======== RECORDS FOR THE EXERCISE

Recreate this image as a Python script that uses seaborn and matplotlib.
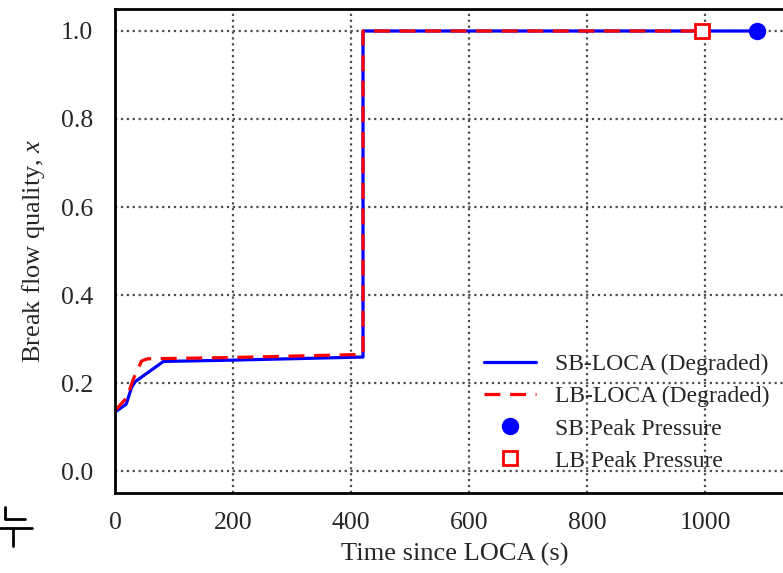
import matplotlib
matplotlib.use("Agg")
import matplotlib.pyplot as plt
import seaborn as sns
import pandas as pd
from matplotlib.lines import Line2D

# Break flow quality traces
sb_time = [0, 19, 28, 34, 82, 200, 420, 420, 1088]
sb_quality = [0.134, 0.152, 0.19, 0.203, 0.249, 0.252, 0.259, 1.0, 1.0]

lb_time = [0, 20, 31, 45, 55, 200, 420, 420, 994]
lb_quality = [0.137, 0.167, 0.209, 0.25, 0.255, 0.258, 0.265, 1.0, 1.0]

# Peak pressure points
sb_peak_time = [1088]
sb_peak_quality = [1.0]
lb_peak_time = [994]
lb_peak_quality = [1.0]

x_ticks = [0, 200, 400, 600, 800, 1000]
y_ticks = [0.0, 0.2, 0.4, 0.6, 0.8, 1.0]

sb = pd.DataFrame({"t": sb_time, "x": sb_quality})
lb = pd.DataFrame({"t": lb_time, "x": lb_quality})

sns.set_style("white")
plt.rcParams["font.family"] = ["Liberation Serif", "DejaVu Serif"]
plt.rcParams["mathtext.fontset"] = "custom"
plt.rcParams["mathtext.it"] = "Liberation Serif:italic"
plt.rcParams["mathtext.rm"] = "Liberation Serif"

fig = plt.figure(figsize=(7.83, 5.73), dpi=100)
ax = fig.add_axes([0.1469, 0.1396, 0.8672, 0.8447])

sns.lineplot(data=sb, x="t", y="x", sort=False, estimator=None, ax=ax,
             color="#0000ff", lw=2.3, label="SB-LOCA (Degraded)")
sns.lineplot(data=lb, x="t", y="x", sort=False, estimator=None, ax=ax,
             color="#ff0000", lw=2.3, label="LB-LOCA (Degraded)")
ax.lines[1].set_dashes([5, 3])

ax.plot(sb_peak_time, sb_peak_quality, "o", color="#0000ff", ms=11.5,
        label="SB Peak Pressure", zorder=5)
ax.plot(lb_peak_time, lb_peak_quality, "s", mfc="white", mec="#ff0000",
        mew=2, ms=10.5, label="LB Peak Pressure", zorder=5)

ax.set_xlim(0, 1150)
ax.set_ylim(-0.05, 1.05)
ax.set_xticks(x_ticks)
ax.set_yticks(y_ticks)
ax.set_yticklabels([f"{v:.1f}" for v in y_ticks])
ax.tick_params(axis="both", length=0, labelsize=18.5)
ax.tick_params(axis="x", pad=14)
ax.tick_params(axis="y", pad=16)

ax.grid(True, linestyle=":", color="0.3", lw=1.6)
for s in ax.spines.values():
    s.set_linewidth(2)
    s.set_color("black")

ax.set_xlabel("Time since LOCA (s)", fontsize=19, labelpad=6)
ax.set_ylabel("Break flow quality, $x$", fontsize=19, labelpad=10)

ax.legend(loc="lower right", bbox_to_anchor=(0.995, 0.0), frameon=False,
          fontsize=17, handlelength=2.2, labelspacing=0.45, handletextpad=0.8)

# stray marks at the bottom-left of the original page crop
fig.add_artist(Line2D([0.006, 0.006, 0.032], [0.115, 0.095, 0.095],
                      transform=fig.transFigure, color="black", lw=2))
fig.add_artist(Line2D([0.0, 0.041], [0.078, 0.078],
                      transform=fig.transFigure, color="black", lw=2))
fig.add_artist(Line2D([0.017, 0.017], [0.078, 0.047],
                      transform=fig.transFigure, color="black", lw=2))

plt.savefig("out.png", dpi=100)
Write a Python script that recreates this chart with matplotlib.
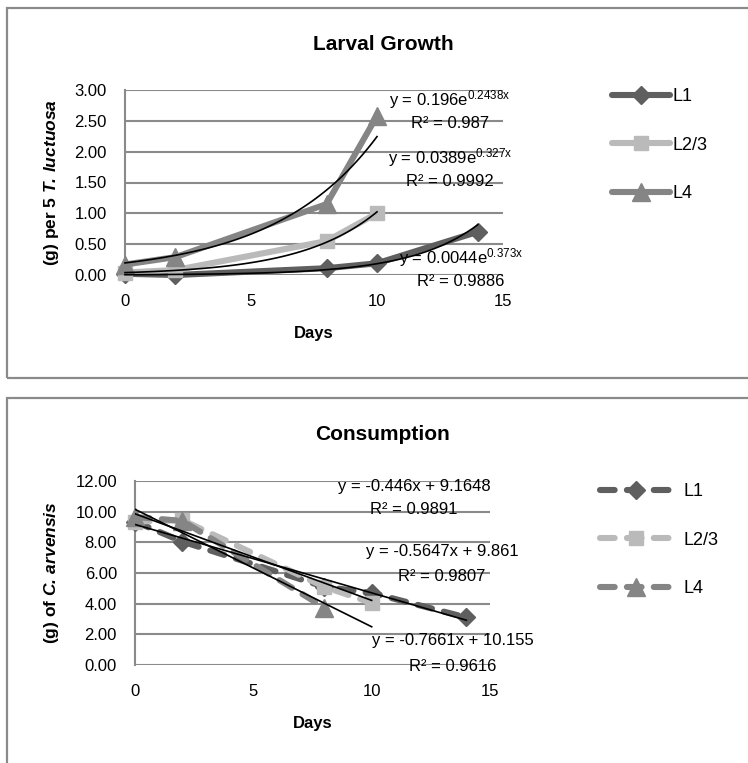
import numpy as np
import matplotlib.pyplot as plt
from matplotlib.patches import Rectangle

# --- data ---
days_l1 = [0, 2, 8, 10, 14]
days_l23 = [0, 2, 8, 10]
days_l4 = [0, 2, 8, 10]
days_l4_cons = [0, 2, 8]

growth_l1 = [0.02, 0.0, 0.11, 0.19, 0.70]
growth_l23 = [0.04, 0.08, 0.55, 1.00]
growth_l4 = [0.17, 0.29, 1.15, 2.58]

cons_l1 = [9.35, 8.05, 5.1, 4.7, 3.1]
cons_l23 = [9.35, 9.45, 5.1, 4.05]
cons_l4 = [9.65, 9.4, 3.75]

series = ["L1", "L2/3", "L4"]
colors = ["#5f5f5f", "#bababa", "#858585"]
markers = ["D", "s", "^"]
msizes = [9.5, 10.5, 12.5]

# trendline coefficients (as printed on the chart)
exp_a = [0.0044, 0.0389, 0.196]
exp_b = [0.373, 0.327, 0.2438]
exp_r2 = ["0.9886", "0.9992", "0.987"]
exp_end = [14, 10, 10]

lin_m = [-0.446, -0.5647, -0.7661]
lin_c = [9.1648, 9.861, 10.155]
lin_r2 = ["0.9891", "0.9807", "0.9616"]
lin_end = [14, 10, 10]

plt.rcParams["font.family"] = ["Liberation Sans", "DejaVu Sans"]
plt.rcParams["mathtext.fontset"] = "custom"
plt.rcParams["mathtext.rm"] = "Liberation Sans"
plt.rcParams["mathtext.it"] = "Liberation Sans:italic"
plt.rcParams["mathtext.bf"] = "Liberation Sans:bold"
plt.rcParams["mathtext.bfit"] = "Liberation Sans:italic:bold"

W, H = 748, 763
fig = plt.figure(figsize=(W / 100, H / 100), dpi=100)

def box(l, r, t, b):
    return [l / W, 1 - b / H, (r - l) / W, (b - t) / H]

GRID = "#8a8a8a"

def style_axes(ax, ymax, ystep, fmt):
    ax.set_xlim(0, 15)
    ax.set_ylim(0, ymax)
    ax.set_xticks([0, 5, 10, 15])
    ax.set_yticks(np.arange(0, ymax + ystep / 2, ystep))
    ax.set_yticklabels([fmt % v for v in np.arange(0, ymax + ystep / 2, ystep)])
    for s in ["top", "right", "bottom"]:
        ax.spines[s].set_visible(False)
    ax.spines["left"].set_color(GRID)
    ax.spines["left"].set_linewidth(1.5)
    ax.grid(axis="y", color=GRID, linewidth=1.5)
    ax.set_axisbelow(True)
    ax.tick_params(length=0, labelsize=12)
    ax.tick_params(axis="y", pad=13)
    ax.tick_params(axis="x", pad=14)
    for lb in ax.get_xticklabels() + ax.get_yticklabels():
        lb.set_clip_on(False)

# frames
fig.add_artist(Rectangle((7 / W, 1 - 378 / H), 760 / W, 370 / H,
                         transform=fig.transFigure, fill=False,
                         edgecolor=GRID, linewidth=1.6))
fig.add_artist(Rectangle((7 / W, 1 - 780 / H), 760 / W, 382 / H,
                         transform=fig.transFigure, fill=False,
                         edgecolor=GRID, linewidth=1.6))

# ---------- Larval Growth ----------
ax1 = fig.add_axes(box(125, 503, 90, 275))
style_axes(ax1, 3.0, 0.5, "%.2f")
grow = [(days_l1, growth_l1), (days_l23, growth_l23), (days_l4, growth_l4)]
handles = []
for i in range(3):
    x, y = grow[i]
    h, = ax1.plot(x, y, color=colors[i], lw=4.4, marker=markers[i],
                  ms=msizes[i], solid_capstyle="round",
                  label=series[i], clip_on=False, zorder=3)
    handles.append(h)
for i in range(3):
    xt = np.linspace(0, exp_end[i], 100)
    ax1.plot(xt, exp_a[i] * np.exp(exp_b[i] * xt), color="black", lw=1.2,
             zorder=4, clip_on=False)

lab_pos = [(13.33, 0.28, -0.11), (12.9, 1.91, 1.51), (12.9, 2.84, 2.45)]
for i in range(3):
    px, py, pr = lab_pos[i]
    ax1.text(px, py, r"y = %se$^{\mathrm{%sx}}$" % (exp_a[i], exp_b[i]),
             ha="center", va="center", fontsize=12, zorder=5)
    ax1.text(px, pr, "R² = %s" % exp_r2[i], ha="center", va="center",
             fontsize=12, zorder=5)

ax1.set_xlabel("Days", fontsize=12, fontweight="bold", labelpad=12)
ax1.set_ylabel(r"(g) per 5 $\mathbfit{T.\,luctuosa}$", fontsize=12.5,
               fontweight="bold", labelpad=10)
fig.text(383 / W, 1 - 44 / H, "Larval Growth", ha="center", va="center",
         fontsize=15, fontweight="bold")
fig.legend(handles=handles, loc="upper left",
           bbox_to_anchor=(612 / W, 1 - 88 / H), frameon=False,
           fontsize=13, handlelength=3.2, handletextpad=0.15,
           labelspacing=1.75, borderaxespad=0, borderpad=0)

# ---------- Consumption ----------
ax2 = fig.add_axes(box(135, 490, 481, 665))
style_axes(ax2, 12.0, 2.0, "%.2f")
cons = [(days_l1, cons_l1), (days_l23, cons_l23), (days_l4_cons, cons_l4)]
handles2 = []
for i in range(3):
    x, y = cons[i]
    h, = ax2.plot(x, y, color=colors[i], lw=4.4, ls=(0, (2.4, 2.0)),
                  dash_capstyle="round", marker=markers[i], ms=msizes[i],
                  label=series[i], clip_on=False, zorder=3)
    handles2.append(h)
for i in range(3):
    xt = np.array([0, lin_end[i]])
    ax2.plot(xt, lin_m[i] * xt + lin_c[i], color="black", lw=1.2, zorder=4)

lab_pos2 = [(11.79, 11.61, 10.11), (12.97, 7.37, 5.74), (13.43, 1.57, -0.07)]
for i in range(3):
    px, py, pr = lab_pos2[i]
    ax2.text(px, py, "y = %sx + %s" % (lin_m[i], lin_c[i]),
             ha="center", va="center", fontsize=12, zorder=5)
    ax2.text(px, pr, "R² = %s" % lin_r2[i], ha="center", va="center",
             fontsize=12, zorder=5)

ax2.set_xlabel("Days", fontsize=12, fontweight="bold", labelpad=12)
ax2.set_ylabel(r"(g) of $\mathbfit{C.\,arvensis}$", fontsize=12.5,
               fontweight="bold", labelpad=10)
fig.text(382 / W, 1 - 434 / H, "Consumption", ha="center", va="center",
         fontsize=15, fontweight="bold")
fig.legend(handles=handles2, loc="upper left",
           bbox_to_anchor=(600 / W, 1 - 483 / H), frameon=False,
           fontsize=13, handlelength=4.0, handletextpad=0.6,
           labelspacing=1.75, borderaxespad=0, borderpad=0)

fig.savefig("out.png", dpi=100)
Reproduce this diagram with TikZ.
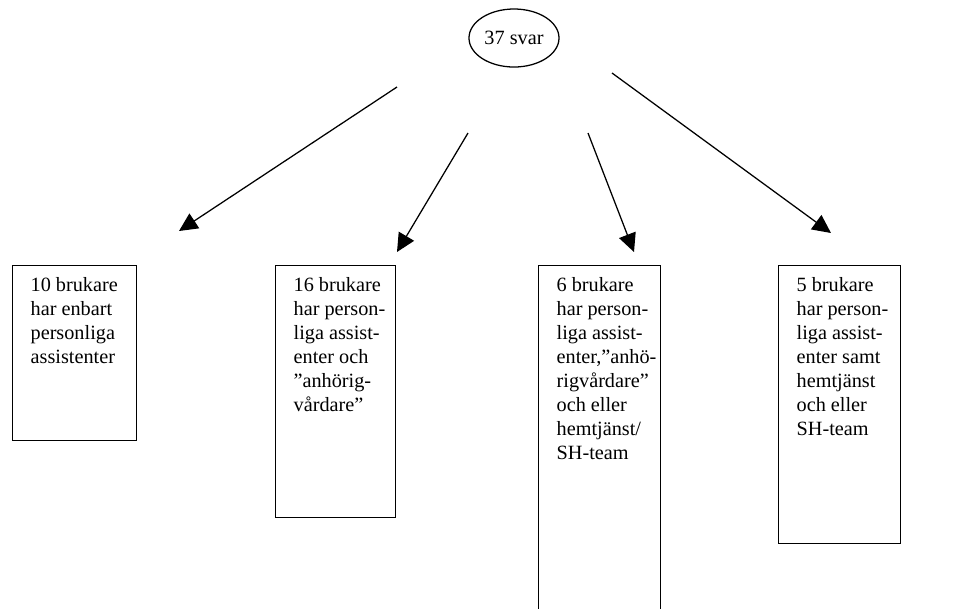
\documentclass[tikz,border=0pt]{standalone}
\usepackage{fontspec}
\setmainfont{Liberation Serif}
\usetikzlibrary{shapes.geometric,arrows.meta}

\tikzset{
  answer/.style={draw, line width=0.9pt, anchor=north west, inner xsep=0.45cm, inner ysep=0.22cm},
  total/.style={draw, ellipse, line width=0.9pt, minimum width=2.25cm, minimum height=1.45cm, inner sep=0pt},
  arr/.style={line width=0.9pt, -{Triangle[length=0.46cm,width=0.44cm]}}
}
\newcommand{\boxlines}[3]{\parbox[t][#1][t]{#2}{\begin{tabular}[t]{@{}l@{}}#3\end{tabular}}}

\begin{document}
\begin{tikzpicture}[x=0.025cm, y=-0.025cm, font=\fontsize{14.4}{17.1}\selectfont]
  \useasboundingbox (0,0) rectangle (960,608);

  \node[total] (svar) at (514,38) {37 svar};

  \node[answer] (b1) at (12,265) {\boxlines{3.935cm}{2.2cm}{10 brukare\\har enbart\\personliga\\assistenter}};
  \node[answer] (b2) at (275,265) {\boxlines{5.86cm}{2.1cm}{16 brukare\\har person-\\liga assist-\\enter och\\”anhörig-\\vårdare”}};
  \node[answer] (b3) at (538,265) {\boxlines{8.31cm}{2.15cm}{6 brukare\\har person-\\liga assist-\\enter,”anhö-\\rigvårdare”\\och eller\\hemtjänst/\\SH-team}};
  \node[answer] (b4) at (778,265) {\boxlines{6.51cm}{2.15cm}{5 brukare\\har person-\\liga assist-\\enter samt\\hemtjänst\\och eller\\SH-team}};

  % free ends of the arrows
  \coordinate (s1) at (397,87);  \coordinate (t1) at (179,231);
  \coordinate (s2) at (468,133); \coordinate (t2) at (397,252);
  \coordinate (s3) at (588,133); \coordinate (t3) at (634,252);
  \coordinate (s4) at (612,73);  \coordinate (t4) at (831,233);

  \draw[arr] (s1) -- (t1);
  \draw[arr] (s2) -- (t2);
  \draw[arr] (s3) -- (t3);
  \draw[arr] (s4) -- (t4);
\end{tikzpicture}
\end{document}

================

__WHAT IS REQUIRED__
Pictures excluded, give again exactly and only the lines of the material above from the line with "Write a Python" through the line with "exp_end = [14, 10, 10]".

__OUTPUT FOR THIS EXERCISE__
Write a Python script that recreates this chart with matplotlib.
import numpy as np
import matplotlib.pyplot as plt
from matplotlib.patches import Rectangle

# --- data ---
days_l1 = [0, 2, 8, 10, 14]
days_l23 = [0, 2, 8, 10]
days_l4 = [0, 2, 8, 10]
days_l4_cons = [0, 2, 8]

growth_l1 = [0.02, 0.0, 0.11, 0.19, 0.70]
growth_l23 = [0.04, 0.08, 0.55, 1.00]
growth_l4 = [0.17, 0.29, 1.15, 2.58]

cons_l1 = [9.35, 8.05, 5.1, 4.7, 3.1]
cons_l23 = [9.35, 9.45, 5.1, 4.05]
cons_l4 = [9.65, 9.4, 3.75]

series = ["L1", "L2/3", "L4"]
colors = ["#5f5f5f", "#bababa", "#858585"]
markers = ["D", "s", "^"]
msizes = [9.5, 10.5, 12.5]

# trendline coefficients (as printed on the chart)
exp_a = [0.0044, 0.0389, 0.196]
exp_b = [0.373, 0.327, 0.2438]
exp_r2 = ["0.9886", "0.9992", "0.987"]
exp_end = [14, 10, 10]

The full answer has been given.